David Hume and Deriving an “Ought” from an “Is”

It seems easy to make an ethical argument against punching someone in the face. If you do it, you will physically harm the person. Therefore, you shouldn’t.

But the 18th century philosopher David Hume famously argued that inferences of this type – in which what we ought morally to do (not punch someone) is derived from non-moral states of affairs (punching him will hurt him) – are logically flawed. You cannot, according to Hume, derive an “ought” from an “is,” at least without a supporting “ought” premise. So, deciding that you ought not punch someone because it would harm him presupposes that causing harm is bad or immoral. This presupposition is good enough for most people.

But for Hume and those who subscribe to what is now commonly referred to as the “is-ought gap” or “Hume’s guillotine,” it is not enough.

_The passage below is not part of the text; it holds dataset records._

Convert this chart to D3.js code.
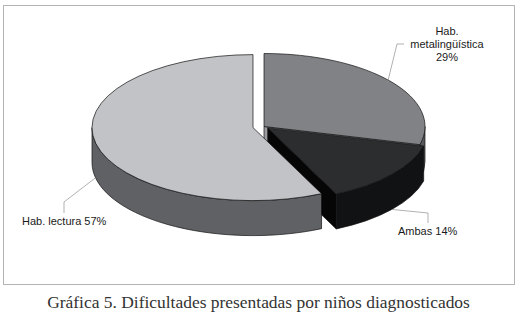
<!DOCTYPE html>
<html>
<head>
<meta charset="utf-8">
<script src="https://cdn.jsdelivr.net/npm/d3@7/dist/d3.min.js"></script>
<style>
  body { margin: 0; background: #fff; }
  svg { display: block; }
</style>
</head>
<body>
<svg id="chart" width="517" height="318"></svg>
<script>
// data (clockwise from 12 o'clock)
const categories = ['Hab. metalingüística', 'Ambas', 'Hab. lectura'];
const values = [29, 14, 57];
const caption = 'Gráfica 5. Dificultades presentadas por niños diagnosticados';

const svg = d3.select('#chart');

// frame around the chart area
svg.append('rect')
  .attr('x', 3.5).attr('y', 5.5)
  .attr('width', 511).attr('height', 279)
  .attr('fill', 'none')
  .attr('stroke', '#b4b4b4');

// 3d pie geometry
const cx = 264, cy = 126.5, rx = 161, ry = 73, depth = 35;
const explode = {'Hab. metalingüística': 0, 'Ambas': 0.03, 'Hab. lectura': 0.07};
const colors = {
  'Hab. metalingüística': {top: '#808285', side: '#55575a', cut: '#9b9da0'},
  'Ambas': {top: '#2b2d2f', side: '#111213', cut: '#060606'},
  'Hab. lectura': {top: '#c1c3c6', side: '#5f6164', cut: '#8a8c8e'}
};

const total = d3.sum(values);
const pie = d3.pie().sort(null).value(d => d.value);
const slices = pie(categories.map((c, i) => ({label: c, value: values[i]})));

const arcGen = d3.arc().innerRadius(0).outerRadius(rx);

slices.forEach(s => {
  const mid = (s.startAngle + s.endAngle) / 2;
  const e = explode[s.data.label];
  s.c = {x: cx + e * rx * Math.sin(mid), y: cy - e * ry * Math.cos(mid)};
  s.mid = mid;
});

const pt = (s, a, h) => [s.c.x + rx * Math.sin(a), s.c.y - ry * Math.cos(a) + (h || 0)];

const g = svg.append('g')
  .attr('stroke', '#111')
  .attr('stroke-width', 0.7)
  .attr('stroke-linejoin', 'round');

slices.forEach(s => {
  const col = colors[s.data.label];
  const a0 = s.startAngle, a1 = s.endAngle;

  // outer side, only the part facing us
  const s0 = Math.max(a0, Math.PI / 2), s1 = Math.min(a1, 3 * Math.PI / 2);
  if (s1 > s0) {
    const large = (s1 - s0) > Math.PI ? 1 : 0;
    const t0 = pt(s, s0), t1 = pt(s, s1), b1 = pt(s, s1, depth), b0 = pt(s, s0, depth);
    g.append('path')
      .attr('class', 'side')
      .attr('fill', col.side)
      .attr('d', 'M' + t0 + 'A' + rx + ',' + ry + ' 0 ' + large + ' 1 ' + t1 +
        'L' + b1 + 'A' + rx + ',' + ry + ' 0 ' + large + ' 0 ' + b0 + 'Z');
  }

  // cut faces turned toward the viewer
  const cut = a => {
    const t = pt(s, a), b = pt(s, a, depth);
    g.append('path')
      .attr('class', 'cut')
      .attr('fill', col.cut)
      .attr('d', 'M' + [s.c.x, s.c.y] + 'L' + t + 'L' + b + 'L' + [s.c.x, s.c.y + depth] + 'Z');
  };
  if (Math.sin(a1) > 1e-6) cut(a1);
  if (Math.sin(a0) < -1e-6) cut(a0);

  // top face
  g.append('path')
    .attr('class', 'top')
    .attr('fill', col.top)
    .attr('vector-effect', 'non-scaling-stroke')
    .attr('transform', 'translate(' + s.c.x + ',' + s.c.y + ') scale(1,' + (ry / rx) + ')')
    .attr('d', arcGen(s));
});

// labels with leader lines
const labelLayout = {
  'Hab. metalingüística': {r: 0.97, h: 0, path: [[397, 44], [404, 44]], x: 447, y: 34.5, anchor: 'middle', wrap: true},
  'Ambas': {r: 1, h: depth, path: [[428, 213], [428, 223]], x: 398, y: 235, anchor: 'start'},
  'Hab. lectura': {r: 1, h: depth, at: 258, path: [[64, 202], [64, 213]], x: 22, y: 225, anchor: 'start'}
};

const labels = svg.append('g')
  .attr('font-family', 'Liberation Sans, Arial, sans-serif')
  .attr('font-size', 11)
  .attr('fill', '#1a1a1a');

slices.forEach(s => {
  const L = labelLayout[s.data.label];
  const a = L.at !== undefined ? L.at * Math.PI / 180 : s.mid;
  const start = [s.c.x + L.r * rx * Math.sin(a), s.c.y - L.r * ry * Math.cos(a) + L.h];
  svg.append('path')
    .attr('fill', 'none')
    .attr('stroke', '#8f8f8f')
    .attr('stroke-width', 0.7)
    .attr('d', d3.line()([start].concat(L.path)));

  const pct = Math.round(s.data.value / total * 100) + '%';
  const words = s.data.label.split(' ');
  const lines = L.wrap ? [words[0], words.slice(1).join(' '), pct] : [s.data.label + ' ' + pct];
  const t = labels.append('text')
    .attr('text-anchor', L.anchor);
  lines.forEach((ln, i) => {
    t.append('tspan').attr('x', L.x).attr('y', L.y + i * 13).text(ln);
  });
});

// caption
const cap = svg.append('text')
  .attr('x', 258.5).attr('y', 308)
  .attr('text-anchor', 'middle')
  .attr('font-family', 'Liberation Serif, serif')
  .attr('font-size', 16)
  .attr('fill', '#333')
  .text(caption);
const w = cap.node().getComputedTextLength();
cap.attr('font-size', 16 * 423 / w);
</script>
</body>
</html>
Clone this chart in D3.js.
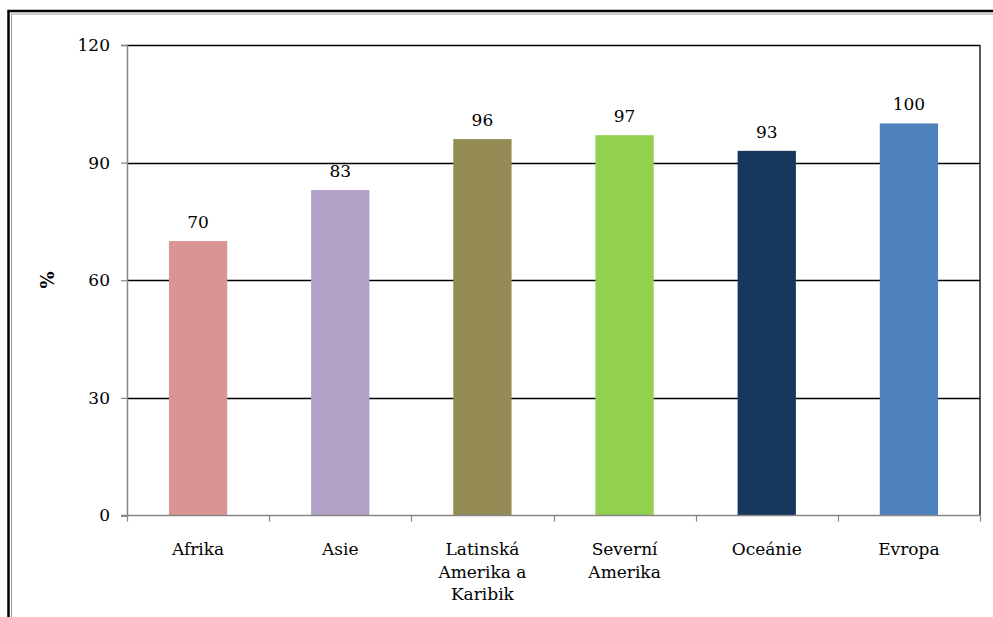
<!DOCTYPE html>
<html>
<head>
<meta charset="utf-8">
<script src="https://cdn.jsdelivr.net/npm/d3@7"></script>
<style>
  body { margin: 0; background: #fff; }
</style>
</head>
<body>
<div id="chart"></div>
<script>
var categories = [["Afrika"], ["Asie"], ["Latinská", "Amerika a", "Karibik"], ["Severní", "Amerika"], ["Oceánie"], ["Evropa"]];
var values = [70, 83, 96, 97, 93, 100];
var colors = ["#D99594", "#B2A1C7", "#948A54", "#92D050", "#17375E", "#4F81BD"];
var yTicks = [0, 30, 60, 90, 120];

var FONT = "'DejaVu Serif', serif";

function init() {
    var w = 993, h = 617;
    var left = 127, right = 980, top = 45, bottom = 515.5;

    var svg = d3.select("#chart").append("svg")
        .attr("width", w)
        .attr("height", h);

    // outer frame (double line)
    svg.append("rect")
        .attr("x", 8.5).attr("y", 11).attr("width", 1000).attr("height", 700)
        .attr("fill", "none").attr("stroke", "#000").attr("stroke-width", 2.5);
    svg.append("rect")
        .attr("x", 11.5).attr("y", 14).attr("width", 1000).attr("height", 700)
        .attr("fill", "none").attr("stroke", "#999").attr("stroke-width", 1);

    var x = d3.scaleBand()
        .domain(d3.range(categories.length))
        .range([left, right])
        .paddingInner(0.59)
        .paddingOuter(0.295);

    var xBounds = d3.scaleLinear().domain([0, categories.length]).range([left, right]);

    var y = d3.scaleLinear().domain([0, 120]).range([bottom, top]);

    // gridlines
    svg.append("g").selectAll("line")
        .data(yTicks.filter(function(d) { return d > 0; }))
        .enter().append("line")
        .attr("x1", left).attr("x2", right)
        .attr("y1", function(d) { return Math.round(y(d)) + 0.5; })
        .attr("y2", function(d) { return Math.round(y(d)) + 0.5; })
        .attr("stroke", "#000").attr("stroke-width", 1.3);

    // right border
    svg.append("line")
        .attr("x1", right).attr("x2", right).attr("y1", top).attr("y2", bottom)
        .attr("stroke", "#222").attr("stroke-width", 1.5);

    // bars
    svg.selectAll(".bar")
        .data(values)
        .enter().append("rect")
        .attr("x", function(d, i) { return x(i); })
        .attr("y", function(d) { return y(d); })
        .attr("width", x.bandwidth())
        .attr("height", function(d) { return bottom - y(d); })
        .attr("fill", function(d, i) { return colors[i]; });

    // value labels
    svg.selectAll(".val")
        .data(values)
        .enter().append("text")
        .attr("x", function(d, i) { return x(i) + x.bandwidth() / 2; })
        .attr("y", function(d) { return y(d) - 13; })
        .attr("text-anchor", "middle")
        .style("font-family", FONT)
        .style("font-size", "17px")
        .style("fill", "#000")
        .text(function(d) { return d; });

    // y axis
    var yAxis = svg.append("g")
        .attr("transform", "translate(" + left + ",0)")
        .call(d3.axisLeft(y).tickValues(yTicks).tickSize(6).tickPadding(11));
    yAxis.select(".domain").attr("stroke", "#868686").attr("stroke-width", 1.5);
    yAxis.selectAll(".tick line").attr("stroke", "#868686").attr("stroke-width", 1.2);
    yAxis.selectAll(".tick text")
        .style("font-family", FONT)
        .style("font-size", "17px")
        .style("fill", "#000");

    // x axis line and boundary ticks
    svg.append("line")
        .attr("x1", left - 6).attr("x2", right).attr("y1", bottom).attr("y2", bottom)
        .attr("stroke", "#868686").attr("stroke-width", 1.5);
    svg.append("g").selectAll("line")
        .data(d3.range(categories.length + 1))
        .enter().append("line")
        .attr("x1", function(d) { return Math.round(xBounds(d)) + 0.5; })
        .attr("x2", function(d) { return Math.round(xBounds(d)) + 0.5; })
        .attr("y1", bottom).attr("y2", bottom + 6)
        .attr("stroke", "#868686").attr("stroke-width", 1.2);

    // category labels
    var cat = svg.selectAll(".cat")
        .data(categories)
        .enter().append("text")
        .attr("text-anchor", "middle")
        .style("font-family", FONT)
        .style("font-size", "17px")
        .style("fill", "#000")
        .attr("transform", function(d, i) { return "translate(" + (x(i) + x.bandwidth() / 2) + ",555)"; });
    cat.selectAll("tspan")
        .data(function(d) { return d; })
        .enter().append("tspan")
        .attr("x", 0)
        .attr("y", function(d, i) { return i * 22.5; })
        .text(function(d) { return d; });

    // y title
    svg.append("text")
        .attr("transform", "translate(54,280) rotate(-90)")
        .attr("text-anchor", "middle")
        .style("font-family", FONT)
        .style("font-size", "18px")
        .style("font-weight", "bold")
        .style("fill", "#000")
        .text("%");
}

window.onload = init;
</script>
</body>
</html>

Hume put the heads of preceding moral philosophers in his proverbial guillotine in Book III, Part I, Section I of his A Treatise of Human Nature. He wrote that every work of moral philosophy he had encountered proceeded from factual, non-moral observations about the world to moral conclusions – those that express what we ought or ought not do. The shift is imperceptible, but it is a significant blunder. “For as this ought, or ought not, expresses some new relation or affirmation, it is necessary that it should be observed and explained; and at the same time that a reason should be given, for what seems altogether inconceivable, how this new relation can be a deduction from others, which are entirely different from it.”

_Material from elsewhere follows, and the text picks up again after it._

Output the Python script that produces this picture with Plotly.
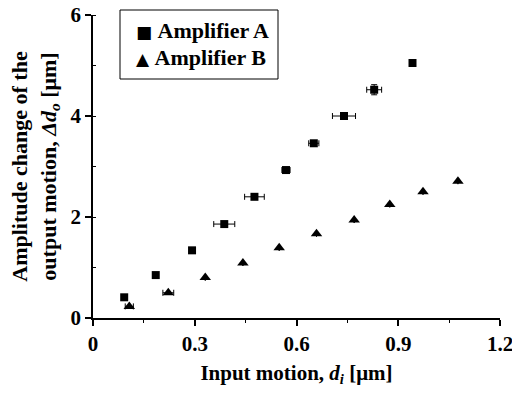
import plotly.graph_objects as go

# Amplifier A (squares)
a_x = [0.092, 0.185, 0.292, 0.387, 0.476, 0.569, 0.651, 0.740, 0.829, 0.942]
a_y = [0.41, 0.85, 1.34, 1.86, 2.40, 2.93, 3.46, 4.00, 4.52, 5.05]
a_xerr = [0.0, 0.008, 0.0, 0.031, 0.029, 0.012, 0.015, 0.034, 0.022, 0.0]
a_yerr = [0.0, 0.0, 0.0, 0.0, 0.0, 0.0, 0.0, 0.0, 0.10, 0.0]

# Amplifier B (triangles)
b_x = [0.107, 0.222, 0.331, 0.442, 0.549, 0.659, 0.770, 0.875, 0.973, 1.076]
b_y = [0.23, 0.50, 0.80, 1.09, 1.39, 1.67, 1.94, 2.25, 2.50, 2.71]
b_xerr = [0.012, 0.016, 0.0, 0.0, 0.0, 0.0, 0.0, 0.0, 0.0, 0.0]

series_names = ["Amplifier A", "Amplifier B"]
series_glyphs = ["■", "▲"]

x_ticks = [0, 0.3, 0.6, 0.9, 1.2]
x_ticklabels = ["<b>0</b>", "<b>0.3</b>", "<b>0.6</b>", "<b>0.9</b>", "<b>1.2</b>"]
y_ticks = [0, 2, 4, 6]
y_ticklabels = ["<b>0</b>", "<b>2</b>", "<b>4</b>", "<b>6</b>"]

FONT = "Liberation Serif"

fig = go.Figure()
fig.add_trace(go.Scatter(
    x=a_x, y=a_y, mode="markers", name=series_names[0], showlegend=False,
    marker=dict(symbol="square", size=8, color="black"),
    error_x=dict(type="data", array=a_xerr, color="black", thickness=1, width=3),
    error_y=dict(type="data", array=a_yerr, color="black", thickness=1, width=3),
))
fig.add_trace(go.Scatter(
    x=b_x, y=b_y, mode="markers", name=series_names[1], showlegend=False,
    marker=dict(symbol="triangle-up", size=10, color="black"),
    error_x=dict(type="data", array=b_xerr, color="black", thickness=1, width=3),
))

# Legend box (drawn as shape + annotations so the serif font is preserved)
L, T, R, B = 120, 10, 278, 79
pl, pt, pw, ph = 93, 15, 407, 303
def px2x(px):
    return (px - pl) / pw
def py2y(py):
    return (pt + ph - py) / ph

fig.add_shape(type="rect", xref="paper", yref="paper",
              x0=px2x(L), x1=px2x(R), y0=py2y(B), y1=py2y(T),
              line=dict(color="black", width=1), fillcolor="white", layer="above")
for i, (g, n) in enumerate(zip(series_glyphs, series_names)):
    fig.add_annotation(
        xref="paper", yref="paper", x=px2x(134), y=py2y(30 + 27 * i),
        xanchor="left", yanchor="middle", showarrow=False,
        text=f'<span style="font-family:DejaVu Sans;font-size:17px">{g}</span> <b>{n}</b>',
        font=dict(family=FONT, size=22, color="black"),
    )

fig.update_layout(
    width=512, height=393,
    margin=dict(l=pl, r=512 - pl - pw, t=pt, b=393 - pt - ph),
    paper_bgcolor="white", plot_bgcolor="white",
    font=dict(family=FONT, color="black", size=18),
    showlegend=False,
    xaxis=dict(
        range=[0, 1.2], tickvals=x_ticks, ticktext=x_ticklabels,
        showline=True, linecolor="black", linewidth=1.5, mirror=False,
        showgrid=False, zeroline=False, automargin=False, ticklabeloverflow="allow",
        ticks="outside", ticklen=6, tickcolor="black", tickwidth=1.5,
        minor=dict(dtick=0.15, tick0=0, ticks="outside", ticklen=3, tickcolor="black", tickwidth=1),
        tickfont=dict(family=FONT, size=21),
        title=dict(text="<b>Input motion, <i>d<sub>i</sub></i> [μm]</b>", standoff=10,
                   font=dict(family=FONT, size=21)),
    ),
    yaxis=dict(
        range=[0, 6], tickvals=y_ticks, ticktext=y_ticklabels,
        showline=True, linecolor="black", linewidth=1.5, mirror=False,
        showgrid=False, zeroline=False, automargin=False,
        ticks="outside", ticklen=6, tickcolor="black", tickwidth=1.5,
        minor=dict(dtick=1, tick0=0, ticks="inside", ticklen=3, tickcolor="black", tickwidth=1),
        tickfont=dict(family=FONT, size=21),
        title=dict(text="<b>Amplitude change of the<br>output motion, <i>Δd<sub>o</sub></i> [μm]</b>",
                   standoff=8, font=dict(family=FONT, size=22)),
    ),
)

fig.write_html("out.html")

The blunder, according to Hume, is one of logic. Factual statements are logically different from moral statements, so no factual statements can, by themselves, entail what people morally ought to do. The “ought” statement expresses a new relation, to use Hume’s phrase, that isn’t supported by its purely factual premises. So, a moral judgment that is arrived at by way of facts alone is suspect.

The new, unexplained relation between moral judgments and solely factual premises is characteristic of the broader distinction between facts and values. Moral judgments are value judgments – not factual ones.

In the same way, judgments about the tastiness of particular foods are value judgments. And positive and negative assessments of foods are not logically entailed by just the facts about the foods.

If a cheese enthusiast describes all the facts he knows about cheese – like that it’s made from milk, cultured bacteria, and rennet – that wouldn’t be enough to convince someone that its delicious. Nor would a cheese hater’s listing all the same facts prove cheese is disgusting. Both the cheese lover and the cheese hater make an evaluation that isn’t governed strictly by the logical relations between the facts.

Despite the logical gap between “is” and “ought” statements, and the broader distinction between facts and values, Hume didn’t think moral judgments are hogwash. He just thought they come from sentiments or feelings rather than logical deductions. In Book III, Part I, Section II of the Treatise, he wrote, “Morality … is more properly felt than judged of; though this feeling or sentiment is commonly so soft and gentle, that we are apt to confound it with an idea, according to our common custom of taking all things for the same, which have any near resemblance to each other.”

So, Hume would most likely agree that punching someone in the face is wrong. But he’d say an argument against it is unnecessary, even mistaken. People feel the wrongness. They feel that one ought not punch another in the face – just like a punched person feels the pain.